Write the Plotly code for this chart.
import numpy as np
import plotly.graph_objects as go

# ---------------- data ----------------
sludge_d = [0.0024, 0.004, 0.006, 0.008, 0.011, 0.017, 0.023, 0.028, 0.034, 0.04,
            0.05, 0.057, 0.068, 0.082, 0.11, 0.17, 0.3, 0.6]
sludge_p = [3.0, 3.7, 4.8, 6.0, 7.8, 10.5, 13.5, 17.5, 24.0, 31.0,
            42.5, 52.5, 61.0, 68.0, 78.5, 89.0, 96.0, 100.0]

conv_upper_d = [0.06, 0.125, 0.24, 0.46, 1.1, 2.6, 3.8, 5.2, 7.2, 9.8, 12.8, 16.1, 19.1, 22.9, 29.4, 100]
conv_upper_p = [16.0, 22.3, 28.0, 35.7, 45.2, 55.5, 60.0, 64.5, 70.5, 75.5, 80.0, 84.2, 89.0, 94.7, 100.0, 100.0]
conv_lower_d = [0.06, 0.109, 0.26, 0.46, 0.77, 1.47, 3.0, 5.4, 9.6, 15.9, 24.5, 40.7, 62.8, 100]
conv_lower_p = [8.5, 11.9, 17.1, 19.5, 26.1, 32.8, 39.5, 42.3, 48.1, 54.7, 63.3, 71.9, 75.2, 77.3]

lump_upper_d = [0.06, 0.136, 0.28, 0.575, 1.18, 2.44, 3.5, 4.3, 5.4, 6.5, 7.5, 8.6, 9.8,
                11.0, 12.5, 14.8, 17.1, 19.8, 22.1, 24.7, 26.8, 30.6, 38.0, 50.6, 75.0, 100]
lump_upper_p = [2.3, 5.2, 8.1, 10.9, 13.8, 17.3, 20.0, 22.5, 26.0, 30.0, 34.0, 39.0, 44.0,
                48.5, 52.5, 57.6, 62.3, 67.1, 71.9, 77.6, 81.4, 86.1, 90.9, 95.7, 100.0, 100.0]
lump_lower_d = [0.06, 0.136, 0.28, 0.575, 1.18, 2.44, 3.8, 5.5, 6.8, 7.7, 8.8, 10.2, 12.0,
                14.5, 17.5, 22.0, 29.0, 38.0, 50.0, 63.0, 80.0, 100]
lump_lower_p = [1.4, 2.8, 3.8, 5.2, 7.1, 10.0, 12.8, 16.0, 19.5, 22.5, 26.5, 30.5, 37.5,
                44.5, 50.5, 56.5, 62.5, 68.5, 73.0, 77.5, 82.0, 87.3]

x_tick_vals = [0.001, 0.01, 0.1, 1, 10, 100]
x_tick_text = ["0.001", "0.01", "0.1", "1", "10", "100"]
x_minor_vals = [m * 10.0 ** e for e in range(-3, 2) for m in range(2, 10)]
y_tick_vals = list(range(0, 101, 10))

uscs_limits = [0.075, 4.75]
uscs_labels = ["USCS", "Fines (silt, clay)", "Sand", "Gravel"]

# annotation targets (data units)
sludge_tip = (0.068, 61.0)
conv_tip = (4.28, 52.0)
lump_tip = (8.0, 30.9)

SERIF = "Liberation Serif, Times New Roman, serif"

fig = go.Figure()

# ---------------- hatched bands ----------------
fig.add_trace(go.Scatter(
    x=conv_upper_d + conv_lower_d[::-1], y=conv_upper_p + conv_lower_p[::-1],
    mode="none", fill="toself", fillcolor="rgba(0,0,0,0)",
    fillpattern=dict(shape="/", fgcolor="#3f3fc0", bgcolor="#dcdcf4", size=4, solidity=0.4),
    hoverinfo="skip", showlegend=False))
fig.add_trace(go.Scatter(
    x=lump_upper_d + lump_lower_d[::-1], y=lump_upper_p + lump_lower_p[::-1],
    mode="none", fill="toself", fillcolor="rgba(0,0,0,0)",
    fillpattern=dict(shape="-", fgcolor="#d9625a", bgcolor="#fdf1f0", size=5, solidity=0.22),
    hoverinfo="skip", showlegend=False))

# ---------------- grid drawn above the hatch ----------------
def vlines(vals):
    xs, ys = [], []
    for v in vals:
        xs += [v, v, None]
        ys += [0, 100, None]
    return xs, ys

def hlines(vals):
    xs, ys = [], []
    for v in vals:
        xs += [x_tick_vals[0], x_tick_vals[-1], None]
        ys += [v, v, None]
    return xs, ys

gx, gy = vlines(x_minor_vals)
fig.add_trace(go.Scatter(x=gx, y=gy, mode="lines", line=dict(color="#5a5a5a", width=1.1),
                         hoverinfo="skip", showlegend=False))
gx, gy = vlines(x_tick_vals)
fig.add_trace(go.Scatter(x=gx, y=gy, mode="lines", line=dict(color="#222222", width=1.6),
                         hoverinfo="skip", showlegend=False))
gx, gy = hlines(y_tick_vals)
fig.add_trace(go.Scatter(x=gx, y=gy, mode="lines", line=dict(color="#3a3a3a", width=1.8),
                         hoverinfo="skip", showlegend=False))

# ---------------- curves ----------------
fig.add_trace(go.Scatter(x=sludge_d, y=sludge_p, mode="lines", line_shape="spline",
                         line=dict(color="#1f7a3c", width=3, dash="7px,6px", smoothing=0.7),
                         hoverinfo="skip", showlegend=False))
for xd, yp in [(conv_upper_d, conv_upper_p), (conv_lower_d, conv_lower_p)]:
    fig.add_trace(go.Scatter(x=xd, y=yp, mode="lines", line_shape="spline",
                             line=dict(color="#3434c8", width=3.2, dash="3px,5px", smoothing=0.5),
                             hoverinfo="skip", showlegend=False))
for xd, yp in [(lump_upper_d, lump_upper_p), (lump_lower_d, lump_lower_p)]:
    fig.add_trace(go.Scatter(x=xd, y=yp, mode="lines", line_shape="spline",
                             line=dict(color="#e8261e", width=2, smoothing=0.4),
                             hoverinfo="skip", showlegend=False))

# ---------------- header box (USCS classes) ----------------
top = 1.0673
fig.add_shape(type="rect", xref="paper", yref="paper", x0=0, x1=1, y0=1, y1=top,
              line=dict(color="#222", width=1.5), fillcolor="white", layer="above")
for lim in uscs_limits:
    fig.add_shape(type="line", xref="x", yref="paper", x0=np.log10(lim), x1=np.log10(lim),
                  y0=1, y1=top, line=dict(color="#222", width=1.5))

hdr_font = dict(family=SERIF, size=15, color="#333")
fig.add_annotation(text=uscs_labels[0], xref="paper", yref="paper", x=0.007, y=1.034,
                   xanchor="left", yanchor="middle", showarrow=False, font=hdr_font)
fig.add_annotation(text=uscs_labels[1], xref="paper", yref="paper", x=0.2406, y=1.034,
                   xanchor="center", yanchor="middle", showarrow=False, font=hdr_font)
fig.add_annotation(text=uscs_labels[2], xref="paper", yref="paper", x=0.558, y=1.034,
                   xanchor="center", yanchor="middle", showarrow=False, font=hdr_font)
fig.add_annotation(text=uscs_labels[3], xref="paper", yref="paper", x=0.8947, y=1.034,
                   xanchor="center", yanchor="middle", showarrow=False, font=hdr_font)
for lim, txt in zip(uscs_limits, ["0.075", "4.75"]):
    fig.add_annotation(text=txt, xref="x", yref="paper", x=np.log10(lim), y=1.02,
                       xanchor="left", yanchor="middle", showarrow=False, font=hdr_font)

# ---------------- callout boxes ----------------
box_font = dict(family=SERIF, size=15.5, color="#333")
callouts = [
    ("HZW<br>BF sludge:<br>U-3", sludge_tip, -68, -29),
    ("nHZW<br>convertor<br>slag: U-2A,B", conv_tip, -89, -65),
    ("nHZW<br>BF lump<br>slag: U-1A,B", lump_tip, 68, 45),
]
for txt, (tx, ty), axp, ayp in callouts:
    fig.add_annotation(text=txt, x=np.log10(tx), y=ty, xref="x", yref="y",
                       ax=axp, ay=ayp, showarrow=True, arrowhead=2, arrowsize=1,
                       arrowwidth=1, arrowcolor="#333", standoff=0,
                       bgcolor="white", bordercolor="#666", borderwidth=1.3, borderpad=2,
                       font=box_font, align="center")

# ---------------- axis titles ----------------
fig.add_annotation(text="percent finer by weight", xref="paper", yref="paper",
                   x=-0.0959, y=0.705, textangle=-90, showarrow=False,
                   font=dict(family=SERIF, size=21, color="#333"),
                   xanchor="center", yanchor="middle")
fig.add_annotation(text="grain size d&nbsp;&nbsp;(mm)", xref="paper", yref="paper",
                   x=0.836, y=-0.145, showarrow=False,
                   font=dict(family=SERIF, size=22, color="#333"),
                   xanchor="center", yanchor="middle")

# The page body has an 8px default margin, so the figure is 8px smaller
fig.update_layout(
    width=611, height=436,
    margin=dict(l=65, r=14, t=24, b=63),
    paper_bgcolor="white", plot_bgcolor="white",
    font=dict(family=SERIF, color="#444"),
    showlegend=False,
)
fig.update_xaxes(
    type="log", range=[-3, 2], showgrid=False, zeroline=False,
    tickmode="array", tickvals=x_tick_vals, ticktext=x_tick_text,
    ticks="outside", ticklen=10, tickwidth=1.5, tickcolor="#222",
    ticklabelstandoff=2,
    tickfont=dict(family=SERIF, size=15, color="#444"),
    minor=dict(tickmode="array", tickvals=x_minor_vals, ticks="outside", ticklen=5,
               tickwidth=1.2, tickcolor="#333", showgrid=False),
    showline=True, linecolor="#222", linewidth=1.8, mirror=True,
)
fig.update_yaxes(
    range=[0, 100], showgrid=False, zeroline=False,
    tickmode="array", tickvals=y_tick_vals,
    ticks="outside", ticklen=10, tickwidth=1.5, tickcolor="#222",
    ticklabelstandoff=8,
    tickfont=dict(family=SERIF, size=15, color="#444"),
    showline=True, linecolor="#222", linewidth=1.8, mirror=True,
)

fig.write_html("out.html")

__________

Give again, word for word, the lines of the listing, starting at its first line and ending with the line containing "71.9, 75.2, 77.3]".

▶ _FINISHED ANSWER_
Write the Plotly code for this chart.
import numpy as np
import plotly.graph_objects as go

# ---------------- data ----------------
sludge_d = [0.0024, 0.004, 0.006, 0.008, 0.011, 0.017, 0.023, 0.028, 0.034, 0.04,
            0.05, 0.057, 0.068, 0.082, 0.11, 0.17, 0.3, 0.6]
sludge_p = [3.0, 3.7, 4.8, 6.0, 7.8, 10.5, 13.5, 17.5, 24.0, 31.0,
            42.5, 52.5, 61.0, 68.0, 78.5, 89.0, 96.0, 100.0]

conv_upper_d = [0.06, 0.125, 0.24, 0.46, 1.1, 2.6, 3.8, 5.2, 7.2, 9.8, 12.8, 16.1, 19.1, 22.9, 29.4, 100]
conv_upper_p = [16.0, 22.3, 28.0, 35.7, 45.2, 55.5, 60.0, 64.5, 70.5, 75.5, 80.0, 84.2, 89.0, 94.7, 100.0, 100.0]
conv_lower_d = [0.06, 0.109, 0.26, 0.46, 0.77, 1.47, 3.0, 5.4, 9.6, 15.9, 24.5, 40.7, 62.8, 100]
conv_lower_p = [8.5, 11.9, 17.1, 19.5, 26.1, 32.8, 39.5, 42.3, 48.1, 54.7, 63.3, 71.9, 75.2, 77.3]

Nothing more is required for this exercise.